Si aucune solution n’est trouvée, un recours devant le tribunal judiciaire reste envisageable, notamment en cas d’application illégale ou manifestement déséquilibrée. Le délai de prescription est de 5 ans.
Pour renforcer sa démarche, mieux vaut se faire accompagner par un avocat spécialisé. Un dialogue préalable avec le syndic ou une tentative de médiation peut aussi éviter d’en arriver à une procédure longue et coûteuse.
Bonnes pratiques pour éviter les tensions
La question des charges d’ascenseur peut vite devenir un sujet sensible au sein d’une copropriété.

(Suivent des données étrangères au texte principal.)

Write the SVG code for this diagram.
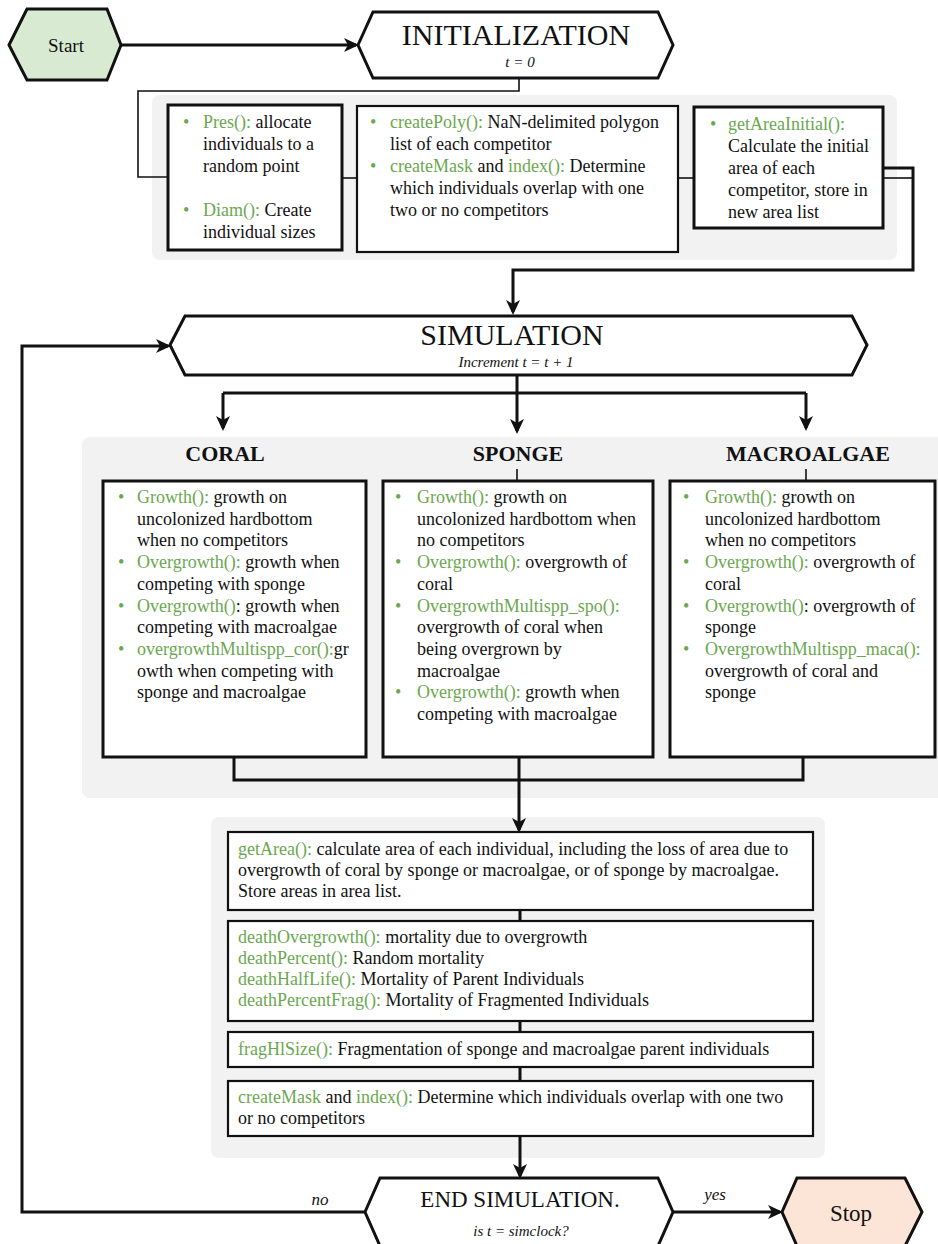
<svg xmlns="http://www.w3.org/2000/svg" width="938" height="1244" viewBox="0 0 938 1244">
<style>
text{font-family:"Liberation Serif","Times New Roman",serif;fill:#111}
.t{font-size:18px}
.g{fill:#6aa84f}
.it{font-style:italic}
.h{font-size:22px;font-weight:bold}
.title{font-size:30px}
.hex{stroke:#111;stroke-width:3;stroke-linejoin:miter}
.panel{fill:#f2f2f2}
.box{fill:#fff;stroke:#111;stroke-width:3}
.box2{fill:#fff;stroke:#111;stroke-width:2.2}
.thick{fill:none;stroke:#111;stroke-width:3}
.thin{fill:none;stroke:#111;stroke-width:1.6}
</style>
<defs>
<marker id="arr" markerUnits="userSpaceOnUse" viewBox="0 0 16 16" markerWidth="16" markerHeight="16" refX="12" refY="8" orient="auto">
<path d="M0,1 L15,8 L0,15 L4,8 z" fill="#111"/>
</marker>
</defs>

<g id="panels">
<rect class="panel" x="152" y="95" width="745" height="165" rx="8"/>
<rect class="panel" x="82" y="437" width="866" height="361" rx="8"/>
<rect class="panel" x="211" y="817" width="614" height="341" rx="8"/>
</g>

<g id="connectors">
<path class="thick" d="M121,45 H356" marker-end="url(#arr)"/>
<path class="thin" d="M519,78 V91 H138 V177 H168"/>
<path class="thin" d="M342,178 H357"/>
<path class="thin" d="M678,178 H694"/>
<path class="thick" d="M883,168 H913 V270 H513 V312" marker-end="url(#arr)"/>
<path class="thin" d="M883,178 H913"/>
<path class="thick" d="M517,375 V431" marker-end="url(#arr)"/>
<path class="thick" d="M223,393 H806"/>
<path class="thick" d="M223,393 V428" marker-end="url(#arr)"/>
<path class="thick" d="M806,393 V428" marker-end="url(#arr)"/>
<path class="thin" d="M517,469 V481"/>
<path class="thin" d="M806,469 V481"/>
<path class="thick" d="M234,757 V780 H803 V757"/>
<path class="thick" d="M519,757 V830" marker-end="url(#arr)"/>
<path class="thick" d="M520,910 V921 M520,1021 V1032 M520,1067 V1081"/>
<path class="thick" d="M520,1136 V1176" marker-end="url(#arr)"/>
<path class="thick" d="M365,1212 H22 V346 H168" marker-end="url(#arr)"/>
<path class="thick" d="M673,1212 H780" marker-end="url(#arr)"/>
<text class="it" x="320" y="1205" font-size="17" text-anchor="middle">no</text>
<text class="it" x="715" y="1200" font-size="17" text-anchor="middle">yes</text>
</g>

<g id="start">
<polygon class="hex" fill="#d9ead3" points="9,45 27,9 107,9 121,45 107,80 27,80"/>
<text x="66" y="52" font-size="19" text-anchor="middle">Start</text>
</g>

<g id="init">
<polygon class="hex" fill="#fff" points="358,45 373,12 658,12 673,45 658,78 373,78"/>
<text class="title" x="516" y="45" text-anchor="middle">INITIALIZATION</text>
<text class="it" x="520" y="67" font-size="15" text-anchor="middle">t = 0</text>
</g>

<g id="pres">
<rect class="box" x="168" y="105" width="174" height="145"/>
<text class="t"><tspan class="g" x="183" y="128">•</tspan><tspan x="203" y="128"><tspan class="g">Pres():</tspan> allocate</tspan><tspan x="203" y="150">individuals to a</tspan><tspan x="203" y="172">random point</tspan><tspan class="g" x="183" y="216">•</tspan><tspan x="203" y="216"><tspan class="g">Diam():</tspan> Create</tspan><tspan x="203" y="238">individual sizes</tspan></text>
</g>

<g id="createpoly">
<rect class="box2" x="357" y="106" width="321" height="146"/>
<text class="t"><tspan class="g" x="370" y="128">•</tspan><tspan x="390" y="128"><tspan class="g">createPoly():</tspan> NaN-delimited polygon</tspan><tspan x="390" y="150">list of each competitor</tspan><tspan class="g" x="370" y="172">•</tspan><tspan x="390" y="172"><tspan class="g">createMask</tspan> and <tspan class="g">index():</tspan> Determine</tspan><tspan x="390" y="194">which individuals overlap with one</tspan><tspan x="390" y="216">two or no competitors</tspan></text>
</g>

<g id="getareainitial">
<rect class="box" x="694" y="107" width="189" height="121"/>
<text class="t"><tspan class="g" x="710" y="130">•</tspan><tspan class="g" x="728" y="130">getAreaInitial():</tspan><tspan x="728" y="152">Calculate the initial</tspan><tspan x="728" y="174">area of each</tspan><tspan x="728" y="196">competitor, store in</tspan><tspan x="728" y="218">new area list</tspan></text>
</g>

<g id="simulation">
<polygon class="hex" fill="#fff" points="170,345 185,316 852,316 867,345 852,375 185,375"/>
<text class="title" x="512" y="345" text-anchor="middle">SIMULATION</text>
<text class="it" x="516" y="367" font-size="15" text-anchor="middle">Increment t = t + 1</text>
</g>

<g id="coral">
<text class="h" x="225" y="461" text-anchor="middle">CORAL</text>
<rect class="box" x="103" y="481" width="263" height="276"/>
<text class="t"><tspan class="g" x="118" y="503">•</tspan><tspan x="137" y="503"><tspan class="g">Growth():</tspan> growth on</tspan><tspan x="137" y="524.7">uncolonized hardbottom</tspan><tspan x="137" y="546.4">when no competitors</tspan><tspan class="g" x="118" y="568.1">•</tspan><tspan x="137" y="568.1"><tspan class="g">Overgrowth():</tspan> growth when</tspan><tspan x="137" y="589.8">competing with sponge</tspan><tspan class="g" x="118" y="611.5">•</tspan><tspan x="137" y="611.5"><tspan class="g">Overgrowth()</tspan>: growth when</tspan><tspan x="137" y="633.2">competing with macroalgae</tspan><tspan class="g" x="118" y="654.9">•</tspan><tspan x="137" y="654.9"><tspan class="g">overgrowthMultispp_cor():</tspan>gr</tspan><tspan x="137" y="676.6">owth when competing with</tspan><tspan x="137" y="698.3">sponge and macroalgae</tspan></text>
</g>

<g id="sponge">
<text class="h" x="518" y="461" text-anchor="middle">SPONGE</text>
<rect class="box" x="383" y="481" width="270" height="276"/>
<text class="t"><tspan class="g" x="395" y="503">•</tspan><tspan x="417" y="503"><tspan class="g">Growth():</tspan> growth on</tspan><tspan x="417" y="524.7">uncolonized hardbottom when</tspan><tspan x="417" y="546.4">no competitors</tspan><tspan class="g" x="395" y="568.1">•</tspan><tspan x="417" y="568.1"><tspan class="g">Overgrowth():</tspan> overgrowth of</tspan><tspan x="417" y="589.8">coral</tspan><tspan class="g" x="395" y="611.5">•</tspan><tspan class="g" x="417" y="611.5">OvergrowthMultispp_spo():</tspan><tspan x="417" y="633.2">overgrowth of coral when</tspan><tspan x="417" y="654.9">being overgrown by</tspan><tspan x="417" y="676.6">macroalgae</tspan><tspan class="g" x="395" y="698.3">•</tspan><tspan x="417" y="698.3"><tspan class="g">Overgrowth():</tspan> growth when</tspan><tspan x="417" y="720">competing with macroalgae</tspan></text>
</g>

<g id="macroalgae">
<text class="h" x="808" y="461" text-anchor="middle">MACROALGAE</text>
<rect class="box" x="670" y="481" width="265" height="276"/>
<text class="t"><tspan class="g" x="683" y="503">•</tspan><tspan x="705" y="503"><tspan class="g">Growth():</tspan> growth on</tspan><tspan x="705" y="524.7">uncolonized hardbottom</tspan><tspan x="705" y="546.4">when no competitors</tspan><tspan class="g" x="683" y="568.1">•</tspan><tspan x="705" y="568.1"><tspan class="g">Overgrowth():</tspan> overgrowth of</tspan><tspan x="705" y="589.8">coral</tspan><tspan class="g" x="683" y="611.5">•</tspan><tspan x="705" y="611.5"><tspan class="g">Overgrowth()</tspan>: overgrowth of</tspan><tspan x="705" y="633.2">sponge</tspan><tspan class="g" x="683" y="654.9">•</tspan><tspan class="g" x="705" y="654.9">OvergrowthMultispp_maca():</tspan><tspan x="705" y="676.6">overgrowth of coral and</tspan><tspan x="705" y="698.3">sponge</tspan></text>
</g>

<g id="getarea">
<rect class="box2" x="228" y="832" width="585" height="78"/>
<text class="t"><tspan x="238" y="855"><tspan class="g">getArea():</tspan> calculate area of each individual, including the loss of area due to</tspan><tspan x="238" y="876">overgrowth of coral by sponge or macroalgae, or of sponge by macroalgae.</tspan><tspan x="238" y="897">Store areas in area list.</tspan></text>
</g>

<g id="death">
<rect class="box2" x="228" y="921" width="585" height="100"/>
<text class="t"><tspan x="238" y="943"><tspan class="g">deathOvergrowth():</tspan> mortality due to overgrowth</tspan><tspan x="238" y="964"><tspan class="g">deathPercent():</tspan> Random mortality</tspan><tspan x="238" y="985"><tspan class="g">deathHalfLife():</tspan> Mortality of Parent Individuals</tspan><tspan x="238" y="1006"><tspan class="g">deathPercentFrag():</tspan> Mortality of Fragmented Individuals</tspan></text>
</g>

<g id="frag">
<rect class="box2" x="228" y="1032" width="585" height="35"/>
<text class="t" x="238" y="1055"><tspan class="g">fragHlSize():</tspan> Fragmentation of sponge and macroalgae parent individuals</text>
</g>

<g id="createmask">
<rect class="box2" x="228" y="1081" width="585" height="55"/>
<text class="t"><tspan x="238" y="1103"><tspan class="g">createMask</tspan> and <tspan class="g">index():</tspan> Determine which individuals overlap with one two</tspan><tspan x="238" y="1124">or no competitors</tspan></text>
</g>

<g id="end">
<polygon class="hex" fill="#fff" points="365,1212 380,1178 658,1178 673,1212 658,1246 380,1246"/>
<text x="520" y="1207" font-size="23" text-anchor="middle">END SIMULATION.</text>
<text class="it" x="521" y="1236" font-size="15" text-anchor="middle">is t = simclock?</text>
</g>

<g id="stop">
<polygon class="hex" fill="#fce4d6" points="782,1212 797,1178 905,1178 922,1212 905,1246 797,1246"/>
<text x="851" y="1221" font-size="23" text-anchor="middle">Stop</text>
</g>
</svg>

Pour éviter les tensions et garantir une gestion sereine, quelques bonnes pratiques peuvent être mises en place.
1. S’appuyer sur un règlement clair et à jour
Un règlement de copropriété bien rédigé, qui prend en compte la configuration réelle de l’immeuble, limite les risques de litiges. En cas de changement (travaux, ajout d’un niveau, transformation de lots), il est indispensable de mettre à jour ce document.
2. Communiquer en toute transparence
Le syndic doit veiller à expliquer les modalités de répartition, surtout si elles ne sont pas intuitives. Un copropriétaire informé est moins enclin à contester, surtout si on lui montre que les règles sont appliquées équitablement.
3. Anticiper les décisions importantes
Lorsqu’un remplacement d’ascenseur ou une révision de charges est envisagé, il est utile de préparer le terrain en amont : études préalables, simulations, échanges informels… Cela évite les blocages en assemblée générale.
4. Favoriser le dialogue
Enfin, en cas de désaccord, privilégier la discussion et la médiation avant d’engager une procédure judiciaire permet de préserver l’harmonie entre copropriétaires.